### What the task requires:
Write out the opening lines of the data word for word, up to and including the line with "PULSE_WIDTH = 0.00012", and leave every picture and every later line out.

### Data shown:
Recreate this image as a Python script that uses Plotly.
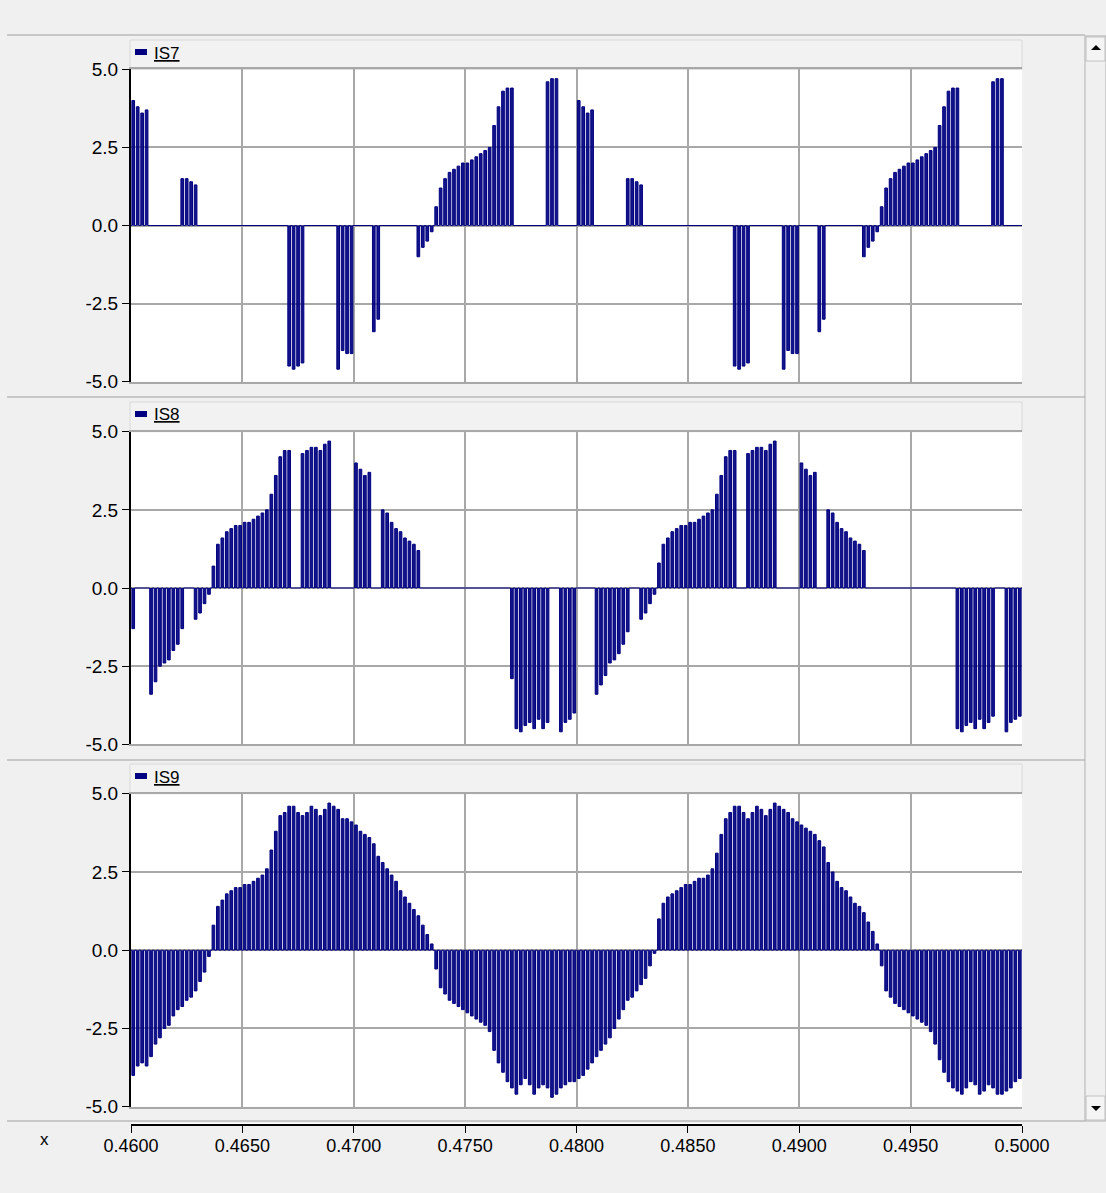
import plotly.graph_objects as go

# ---------------- data ----------------
T_START = 0.4600
T_END = 0.5000
PULSE_PERIOD = 0.0002          # one switching slot per value below
PULSE_WIDTH = 0.00012

x_tick_vals = [0.4600, 0.4650, 0.4700, 0.4750, 0.4800, 0.4850, 0.4900, 0.4950, 0.5000]
x_tick_text = ["0.4600", "0.4650", "0.4700", "0.4750", "0.4800", "0.4850", "0.4900", "0.4950", "0.5000"]
y_tick_vals = [-5.0, -2.5, 0.0, 2.5, 5.0]
y_tick_text = ["-5.0", "-2.5", "0.0", "2.5", "5.0"]

series_names = ["IS7", "IS8", "IS9"]

IS7 = [
    4.0, 3.8, 3.6, 3.7, 0, 0, 0, 0, 0, 0,
    0, 1.5, 1.5, 1.4, 1.3, 0, 0, 0, 0, 0,
    0, 0, 0, 0, 0, 0, 0, 0, 0, 0,
    0, 0, 0, 0, 0, -4.5, -4.6, -4.5, -4.4, 0,
    0, 0, 0, 0, 0, 0, -4.6, -4.0, -4.1, -4.1,
    0, 0, 0, 0, -3.4, -3.0, 0, 0, 0, 0,
    0, 0, 0, 0, -1.0, -0.7, -0.5, -0.2, 0.6, 1.2,
    1.5, 1.7, 1.8, 1.9, 2.0, 2.0, 2.1, 2.2, 2.3, 2.4,
    2.5, 3.2, 3.8, 4.3, 4.4, 4.4, 0, 0, 0, 0,
    0, 0, 0, 4.6, 4.7, 4.7, 0, 0, 0, 0,
    4.0, 3.8, 3.6, 3.7, 0, 0, 0, 0, 0, 0,
    0, 1.5, 1.5, 1.4, 1.3, 0, 0, 0, 0, 0,
    0, 0, 0, 0, 0, 0, 0, 0, 0, 0,
    0, 0, 0, 0, 0, -4.5, -4.6, -4.5, -4.4, 0,
    0, 0, 0, 0, 0, 0, -4.6, -4.0, -4.1, -4.1,
    0, 0, 0, 0, -3.4, -3.0, 0, 0, 0, 0,
    0, 0, 0, 0, -1.0, -0.7, -0.5, -0.2, 0.6, 1.2,
    1.5, 1.7, 1.8, 1.9, 2.0, 2.0, 2.1, 2.2, 2.3, 2.4,
    2.5, 3.2, 3.8, 4.3, 4.4, 4.4, 0, 0, 0, 0,
    0, 0, 0, 4.6, 4.7, 4.7, 0, 0, 0, 0,
]

IS8 = [
    -1.3, 0, 0, 0, -3.4, -3.0, -2.5, -2.4, -2.3, -2.0,
    -1.8, -1.3, 0, 0, -1.0, -0.8, -0.5, -0.2, 0.7, 1.4,
    1.6, 1.8, 1.9, 2.0, 2.0, 2.1, 2.1, 2.2, 2.3, 2.4,
    2.5, 3.0, 3.6, 4.2, 4.4, 4.4, 0, 0, 4.3, 4.4,
    4.5, 4.5, 4.4, 4.6, 4.7, 0, 0, 0, 0, 0,
    4.0, 3.8, 3.6, 3.7, 0, 0, 2.5, 2.4, 2.1, 1.9,
    1.8, 1.6, 1.5, 1.4, 1.2, 0, 0, 0, 0, 0,
    0, 0, 0, 0, 0, 0, 0, 0, 0, 0,
    0, 0, 0, 0, 0, -2.9, -4.5, -4.6, -4.4, -4.3,
    -4.5, -4.2, -4.5, -4.3, 0, 0, -4.6, -4.3, -4.2, -4.0,
    0, 0, 0, 0, -3.4, -3.1, -2.8, -2.4, -2.3, -2.1,
    -1.8, -1.4, 0, 0, -1.0, -0.8, -0.5, -0.2, 0.8, 1.4,
    1.6, 1.8, 1.9, 2.0, 2.0, 2.1, 2.1, 2.2, 2.3, 2.4,
    2.5, 3.0, 3.6, 4.2, 4.4, 4.4, 0, 0, 4.3, 4.4,
    4.5, 4.5, 4.4, 4.6, 4.7, 0, 0, 0, 0, 0,
    4.0, 3.8, 3.6, 3.7, 0, 0, 2.5, 2.4, 2.1, 1.9,
    1.8, 1.6, 1.5, 1.4, 1.2, 0, 0, 0, 0, 0,
    0, 0, 0, 0, 0, 0, 0, 0, 0, 0,
    0, 0, 0, 0, 0, -4.5, -4.6, -4.4, -4.3, -4.5,
    -4.2, -4.5, -4.3, -4.1, 0, 0, -4.6, -4.3, -4.2, -4.1,
]

IS9 = [
    -4.0, -3.7, -3.6, -3.7, -3.4, -3.0, -2.8, -2.5, -2.4, -2.1,
    -1.9, -1.8, -1.6, -1.5, -1.3, -1.0, -0.7, -0.2, 0.8, 1.4,
    1.6, 1.8, 1.9, 2.0, 2.0, 2.1, 2.1, 2.2, 2.3, 2.4,
    2.6, 3.2, 3.8, 4.3, 4.4, 4.6, 4.6, 4.4, 4.3, 4.4,
    4.6, 4.5, 4.3, 4.5, 4.7, 4.6, 4.5, 4.2, 4.2, 4.1,
    4.0, 3.8, 3.7, 3.6, 3.4, 3.0, 2.8, 2.6, 2.4, 2.2,
    1.9, 1.7, 1.5, 1.3, 1.1, 0.8, 0.5, 0.2, -0.6, -1.2,
    -1.4, -1.6, -1.7, -1.8, -1.9, -2.0, -2.1, -2.2, -2.3, -2.4,
    -2.6, -3.2, -3.6, -3.9, -4.2, -4.4, -4.6, -4.3, -4.1, -4.3,
    -4.6, -4.4, -4.3, -4.4, -4.7, -4.6, -4.4, -4.3, -4.2, -4.2,
    -4.1, -4.0, -3.8, -3.6, -3.4, -3.2, -3.0, -2.8, -2.5, -2.2,
    -1.9, -1.6, -1.5, -1.3, -1.1, -0.9, -0.5, -0.1, 1.0, 1.5,
    1.7, 1.8, 1.9, 2.0, 2.1, 2.1, 2.2, 2.3, 2.3, 2.4,
    2.6, 3.1, 3.7, 4.2, 4.4, 4.6, 4.6, 4.4, 4.2, 4.4,
    4.6, 4.5, 4.3, 4.5, 4.7, 4.6, 4.5, 4.4, 4.2, 4.1,
    4.0, 3.9, 3.8, 3.7, 3.5, 3.3, 2.8, 2.5, 2.2, 2.0,
    1.9, 1.7, 1.5, 1.4, 1.2, 0.9, 0.6, 0.2, -0.5, -1.3,
    -1.5, -1.7, -1.8, -1.9, -2.0, -2.1, -2.2, -2.3, -2.4, -2.6,
    -3.0, -3.5, -3.9, -4.2, -4.4, -4.5, -4.6, -4.4, -4.2, -4.3,
    -4.6, -4.5, -4.3, -4.4, -4.6, -4.6, -4.5, -4.4, -4.2, -4.1,
]

panel_values = [IS7, IS8, IS9]

# ---------------- layout helpers ----------------
W, H = 1106, 1193
NAVY = "#000080"
GRID = "#a8a8a8"
BG = "#f0f0f0"
FONT_FAMILY = "Liberation Sans, Arial, sans-serif"


def px(x):
    return x / W


def py(y):
    return 1 - y / H


plot_x0, plot_x1 = 131, 1022
panel_px = [(69.3, 381.7), (431.7, 744.3), (793.7, 1106.7)]
header_px = [(40, 69.3), (402, 431.7), (764, 793.7)]


def pulse_path(values):
    xs, ys = [T_START], [0.0]
    for k, v in enumerate(values):
        if v == 0:
            continue
        t0 = T_START + k * PULSE_PERIOD + (PULSE_PERIOD - PULSE_WIDTH) / 2
        t1 = t0 + PULSE_WIDTH
        xs += [t0, t0, t1, t1]
        ys += [0.0, v, v, 0.0]
    xs.append(T_END)
    ys.append(0.0)
    return xs, ys


fig = go.Figure()

for i, (name, vals) in enumerate(zip(series_names, panel_values)):
    xs, ys = pulse_path(vals)
    sfx = "" if i == 0 else str(i + 1)
    fig.add_trace(go.Scatter(
        x=xs, y=ys, mode="lines", name=name,
        line=dict(color=NAVY, width=1),
        fill="tozeroy", fillcolor="rgba(0,0,128,0.92)",
        xaxis="x" + sfx, yaxis="y" + sfx, showlegend=False,
        hoverinfo="skip",
    ))

# dummy trace for the shared bottom time axis
fig.add_trace(go.Scatter(x=[T_START, T_END], y=[0, 0], mode="lines",
                         line=dict(width=0), xaxis="x4", yaxis="y4",
                         showlegend=False, hoverinfo="skip"))

font = dict(family=FONT_FAMILY, size=19, color="#000000")

layout = dict(
    width=W, height=H,
    margin=dict(l=0, r=0, t=0, b=0, pad=0, autoexpand=False),
    paper_bgcolor=BG, plot_bgcolor="#ffffff",
    font=font,
    showlegend=False,
)

for i in range(3):
    sfx = "" if i == 0 else str(i + 1)
    top, bot = panel_px[i]
    layout["xaxis" + sfx] = dict(
        domain=[px(plot_x0), px(plot_x1)], range=[T_START, T_END],
        anchor="y" + sfx, tickvals=x_tick_vals, showticklabels=False,
        ticks="", showgrid=True, gridcolor=GRID, gridwidth=2,
        showline=True, linecolor=GRID, linewidth=2, mirror=True,
        zeroline=False, fixedrange=True, automargin=False,
    )
    layout["yaxis" + sfx] = dict(
        domain=[py(bot), py(top)], range=[-5.0, 5.0],
        anchor="x" + sfx, tickvals=y_tick_vals, ticktext=y_tick_text,
        ticks="outside", ticklen=7, tickcolor="#000000", tickwidth=1,
        showgrid=True, gridcolor=GRID, gridwidth=2,
        showline=True, linecolor="#000000", linewidth=2,
        zeroline=False, tickfont=font, fixedrange=True, automargin=False,
    )

layout["xaxis4"] = dict(
    domain=[px(plot_x0), px(plot_x1)], range=[T_START, T_END], anchor="y4",
    tickvals=x_tick_vals, ticktext=x_tick_text, ticks="outside", ticklen=7,
    tickcolor="#000000", tickwidth=1, showline=True, linecolor="#000000",
    linewidth=2, showgrid=False, zeroline=False, side="bottom",
    ticklabelstandoff=-3,
    tickfont=dict(family=FONT_FAMILY, size=18, color="#000000"),
    fixedrange=True, automargin=False,
)
layout["yaxis4"] = dict(domain=[py(1124), py(1123)], visible=False, range=[0, 1],
                        anchor="x4", fixedrange=True, automargin=False)

shapes = []
# top strip separator
shapes.append(dict(type="line", xref="paper", yref="paper",
                   x0=px(7), x1=px(1085), y0=py(35), y1=py(35),
                   line=dict(color="#c8c8c8", width=2)))
# panel separators
for yy in (397, 760, 1121):
    shapes.append(dict(type="line", xref="paper", yref="paper",
                       x0=px(7), x1=px(1085), y0=py(yy), y1=py(yy),
                       line=dict(color="#c8c8c8", width=2)))
# header strips (legend bars)
for (ht, hb) in header_px:
    shapes.append(dict(type="rect", xref="paper", yref="paper",
                       x0=px(130), x1=px(1022), y0=py(hb), y1=py(ht),
                       fillcolor="#f2f2f2", line=dict(color="#d8d8d8", width=1),
                       layer="below"))
# legend swatches
for (ht, hb) in header_px:
    shapes.append(dict(type="rect", xref="paper", yref="paper",
                       x0=px(135), x1=px(147), y0=py(ht + 15), y1=py(ht + 9),
                       fillcolor=NAVY, line=dict(width=0)))
# scrollbar
shapes.append(dict(type="rect", xref="paper", yref="paper",
                   x0=px(1085), x1=px(1106), y0=py(1121), y1=py(36),
                   fillcolor="#f0f0f0", line=dict(color="#b0b0b0", width=1)))
shapes.append(dict(type="rect", xref="paper", yref="paper",
                   x0=px(1086), x1=px(1105), y0=py(61), y1=py(37),
                   fillcolor="#f4f4f4", line=dict(color="#c0c0c0", width=1)))
shapes.append(dict(type="rect", xref="paper", yref="paper",
                   x0=px(1086), x1=px(1105), y0=py(1120), y1=py(1096),
                   fillcolor="#f4f4f4", line=dict(color="#c0c0c0", width=1)))
shapes.append(dict(type="path", xref="paper", yref="paper",
                   path=f"M {px(1091)} {py(50)} L {px(1101)} {py(50)} L {px(1096)} {py(45)} Z",
                   fillcolor="#000000", line=dict(width=0)))
shapes.append(dict(type="path", xref="paper", yref="paper",
                   path=f"M {px(1091)} {py(1106)} L {px(1101)} {py(1106)} L {px(1096)} {py(1111)} Z",
                   fillcolor="#000000", line=dict(width=0)))
layout["shapes"] = shapes

annotations = []
for name, (ht, hb) in zip(series_names, header_px):
    annotations.append(dict(
        xref="paper", yref="paper", x=px(152), y=py(ht + 13),
        xanchor="left", yanchor="middle", showarrow=False,
        text=f"<span style='text-decoration:underline'>{name}</span>",
        font=dict(family=FONT_FAMILY, size=17, color="#000000"),
    ))
annotations.append(dict(
    xref="paper", yref="paper", x=px(44), y=py(1139), xanchor="center",
    yanchor="middle", showarrow=False, text="x",
    font=dict(family=FONT_FAMILY, size=17, color="#000000"),
))
layout["annotations"] = annotations

fig.update_layout(**layout)
fig.write_html(
    "out.html",
    config={"displayModeBar": False},
    post_script="document.body.style.margin='0';document.body.style.overflow='hidden';",
)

### Task solution:
Recreate this image as a Python script that uses Plotly.
import plotly.graph_objects as go

# ---------------- data ----------------
T_START = 0.4600
T_END = 0.5000
PULSE_PERIOD = 0.0002          # one switching slot per value below
PULSE_WIDTH = 0.00012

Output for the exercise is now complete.